The bulk of the federal government's bailouts went to various entities in the financial sector, including $180 billion to insurance giant AIG, $30 billion to Bear Sterns to allow for the company to be bought by J.P. Morgan Chase, $400 billion total to Fannie Mae and Freddie Mac, $280 billion to Citigroup, and $142.2 billion to Bank of America, which managed to receive government bailout funds while buying up other failing banks and institutions (Nankin et al. 2009). The concept behind these bailouts was that by preventing such massive failures, the damage to the availability of credit could be somewhat mitigated. Except for the essential nationalization of the Freddie Mac and Fannie Mae, however, there has been very little oversight regarding how this money is spent, or how it will benefit the average taxpayer -- to whom the trillion dollars plus truly belongs.

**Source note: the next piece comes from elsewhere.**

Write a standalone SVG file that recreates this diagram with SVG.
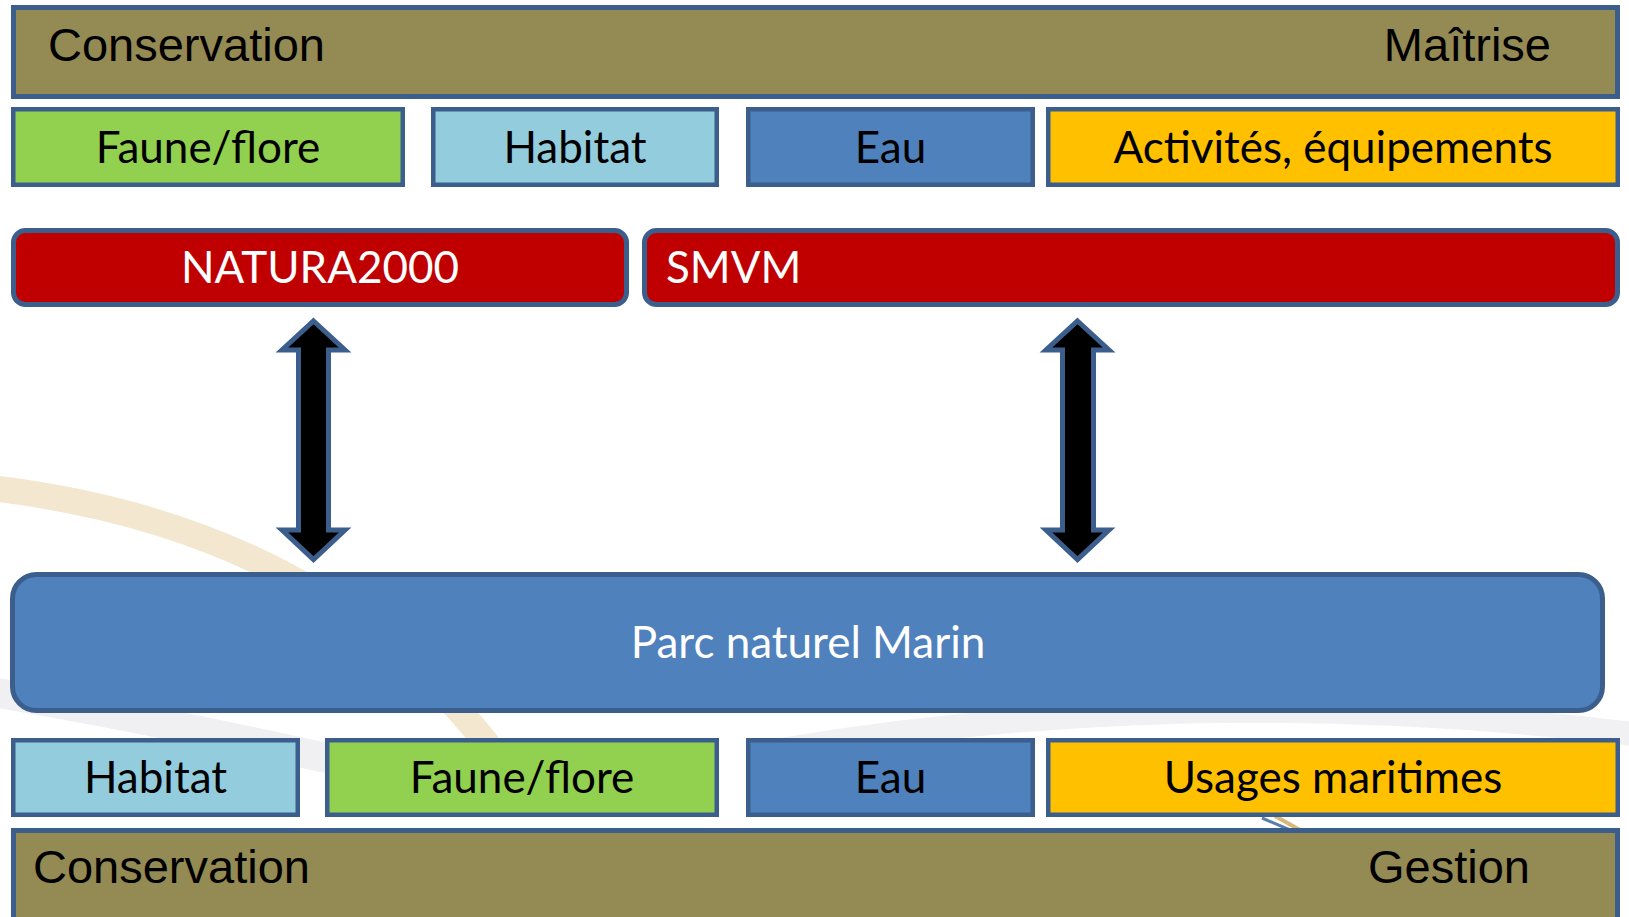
<svg xmlns="http://www.w3.org/2000/svg" width="1629" height="917" viewBox="0 0 1629 917">
  <defs>
    <style>
      .bar { fill: #948A54; stroke: #3B5E8C; stroke-width: 5; }
      .box { stroke: #3B5E8C; stroke-width: 4.5; }
      .red { fill: #C00000; stroke: #3B5E8C; stroke-width: 5; }
      .green { fill: #92D050; }
      .lblue { fill: #93CDDD; }
      .blue { fill: #4F81BD; }
      .yellow { fill: #FFC000; }
      .arial { font-family: "Liberation Sans", Arial, sans-serif; font-size: 47px; fill: #000; }
      .cal { font-family: Lato, "Open Sans", sans-serif; font-size: 44px; fill: #000; text-anchor: middle; }
      .start { text-anchor: start; }
      .white { fill: #FFFFFF; }
      .arrow { fill: #000; stroke: #3B5E8C; stroke-width: 5; stroke-linejoin: miter; }
    </style>
  </defs>
  <rect width="1629" height="917" fill="#FFFFFF"/>
  <g id="background" fill="none">
    <path d="M -10 488 Q 350 530 520 790" stroke="#F3E7D0" stroke-width="26" stroke-linecap="round"/>
    <path d="M -20 690 Q 160 720 380 770" stroke="#F0F0F3" stroke-width="30"/>
    <path d="M 780 750 Q 1200 680 1640 735" stroke="#F1F1F4" stroke-width="24"/>
    <path d="M 1262 818 L 1290 830" stroke="#5A7FA8" stroke-width="3"/>
    <path d="M 1275 816 L 1300 830" stroke="#D8B87A" stroke-width="4"/>
  </g>

  <g id="top-bar">
    <rect class="bar" x="13.5" y="7.5" width="1604" height="89"/>
    <text class="arial" x="48" y="61">Conservation</text>
    <text class="arial" x="1551" y="61" text-anchor="end">Maîtrise</text>
  </g>

  <g id="top-faune">
    <rect class="box green" x="13.25" y="109.25" width="389.5" height="75.5"/>
    <text class="cal" x="208" y="163">Faune/flore</text>
  </g>
  <g id="top-habitat">
    <rect class="box lblue" x="433.25" y="109.25" width="283.5" height="75.5"/>
    <text class="cal" x="575" y="163">Habitat</text>
  </g>
  <g id="top-eau">
    <rect class="box blue" x="748.25" y="109.25" width="284.5" height="75.5"/>
    <text class="cal" x="890.5" y="163">Eau</text>
  </g>
  <g id="top-activites">
    <rect class="box yellow" x="1048.25" y="109.25" width="569.5" height="75.5"/>
    <text class="cal" x="1333" y="163">Activités, équipements</text>
  </g>

  <g id="natura2000">
    <rect class="red" x="13.5" y="230.5" width="613" height="74" rx="12"/>
    <text class="cal white" x="320" y="283">NATURA2000</text>
  </g>
  <g id="smvm">
    <rect class="red" x="644.5" y="230.5" width="973" height="74" rx="12"/>
    <text class="cal white start" x="666" y="283">SMVM</text>
  </g>

  <g id="connectors">
    <path class="arrow" d="M 313.5 321 L 345 350 L 328.5 350 L 328.5 530 L 345 530 L 313.5 559.5 L 282 530 L 298.5 530 L 298.5 350 L 282 350 Z"/>
    <path class="arrow" d="M 1077.5 321 L 1109 350 L 1093.5 350 L 1093.5 530 L 1109 530 L 1077.5 559.5 L 1046 530 L 1062.5 530 L 1062.5 350 L 1046 350 Z"/>
  </g>

  <g id="parc">
    <rect x="12.5" y="574.5" width="1590" height="136" rx="24" fill="#4F81BD" stroke="#3B5E8C" stroke-width="5"/>
    <text class="cal white" x="808" y="658">Parc naturel Marin</text>
  </g>

  <g id="bottom-habitat">
    <rect class="box lblue" x="13.25" y="740.25" width="284.5" height="74.5"/>
    <text class="cal" x="155.5" y="793">Habitat</text>
  </g>
  <g id="bottom-faune">
    <rect class="box green" x="327.25" y="740.25" width="389.5" height="74.5"/>
    <text class="cal" x="522" y="793">Faune/flore</text>
  </g>
  <g id="bottom-eau">
    <rect class="box blue" x="748.25" y="740.25" width="284.5" height="74.5"/>
    <text class="cal" x="890.5" y="793">Eau</text>
  </g>
  <g id="bottom-usages">
    <rect class="box yellow" x="1048.25" y="740.25" width="569.5" height="74.5"/>
    <text class="cal" x="1333" y="793">Usages maritimes</text>
  </g>

  <g id="bottom-bar">
    <rect class="bar" x="13.5" y="830.5" width="1604" height="120"/>
    <text class="arial" x="33" y="883">Conservation</text>
    <text class="arial" x="1530" y="883" text-anchor="end">Gestion</text>
  </g>
</svg>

An analysis of bailout programs in general reveals that entities with political connections are far more likely to receive bailout funds and to have fewer strings attached to such money (Faccio et al. 2009). This can certainly be seen playing out here; all major financial institutions in this country have strong political ties, and after the first few failures caught everyone by surprise none have really been allowed to take place. There is certainly a need to protect the credit market, but there is not an abundant amount of evidence suggesting that this has occurred -- the continued financial troubles of many institutions and individuals, in fact, suggests that the bailouts did little more than support massive corporate salaries and shareholder profits.

The bailouts have been called a form of "lemon socialism': taxpayers bear the cost if things go wrong, but stockholders and executives get the benefits if things go right" (Krugman 2009). It is very hard to refute this claim, especially given the current uproar regarding the cost of several proposed healthcare reform bills. In less than a year, the federal government has given over one trillion dollars to large corporations that pay many executives millions of dollars a year despite their failure to run the companies in a proper and sustainable fashion, and in most cases without any form of repayment or any compensation for the taxpayer's money. Meanwhile, discussion of spending less than a trillion dollars over a ten-year period to ensure that these same taxpayers have access to affordable quality healthcare is decried as undue government spending and intervention. In short, taxpayers can be used to support giant corporations and their executives who are cutting pension and healthcare benefits, but one tenth of that amount cannot be used to provide the same healthcare -- and let's not even get started on the Social Security issue (Krugman 2009).

It has been claimed, and reasonably so, that economic decentralization can cause enormous macroeconomic havoc, and that for this reason federally funded bailouts make for sound fiscal policy (Wildasin 2001). This may be so, but it does not preclude the idea of corporate responsibility to the government or the taxpayers that fund it. In fact, such responsibility would be a natural assumption in any privately-funded merger, acquisition, or loan -- whichever construct one would like to apply to the bailout, in the private sector it would necessarily entail either interest payments or control of the company receiving the bailout funds.